Serve on its own or with diced cold cooked potato, chopped cherry tomatoes, a handful of olives, some finely chopped celery on a bed of baby lettuce leaves. Add extra extra virgin olive oil if you like, a bit more sea salt (to taste), a squeeze of lemon juice (if you like) and a dollop of basil pesto (recipe below) on the side.
Makes 1 cup
1 bunch of basil (80g), leaves only, washed and dried
20g parsley leaves, washed and dried
2 cloves of garlic, peeled and roughly chopped
3 tablespoons pine nuts
1 anchovy, roughly chopped
125ml extra virgin olive oil
salt to taste
50g parmigiano, freshly grated (hand mix in at the end or leave it out to add just before using)

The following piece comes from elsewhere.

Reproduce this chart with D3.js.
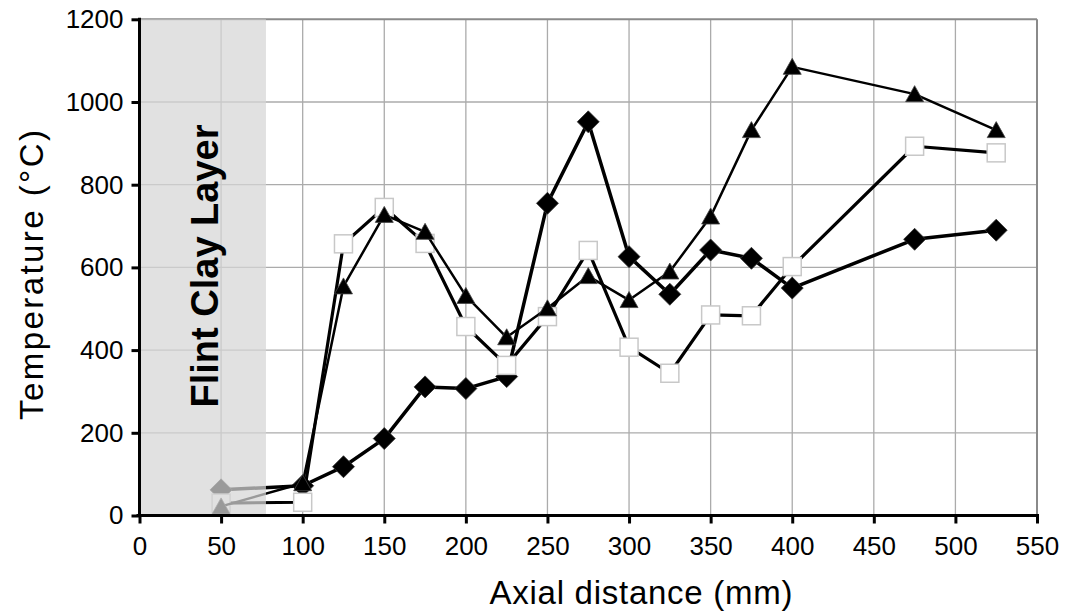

Put the basil, parsley, garlic, pine nuts, anchovy, salt and olive oil in a small food processor and process until it is smooth to your liking (it is ok for it to be chunky or smooth, it depends how you like it). If not using immediately, place in clean glass jars that you have sterilised by placing the jar and the separated lid in the oven at 110C degrees for about 15 minutes. Cover the pesto in the jar with a layer of olive oil to protect the pesto and place in the fridge until ready to use. Stir in parmigiano to taste when you are ready to use.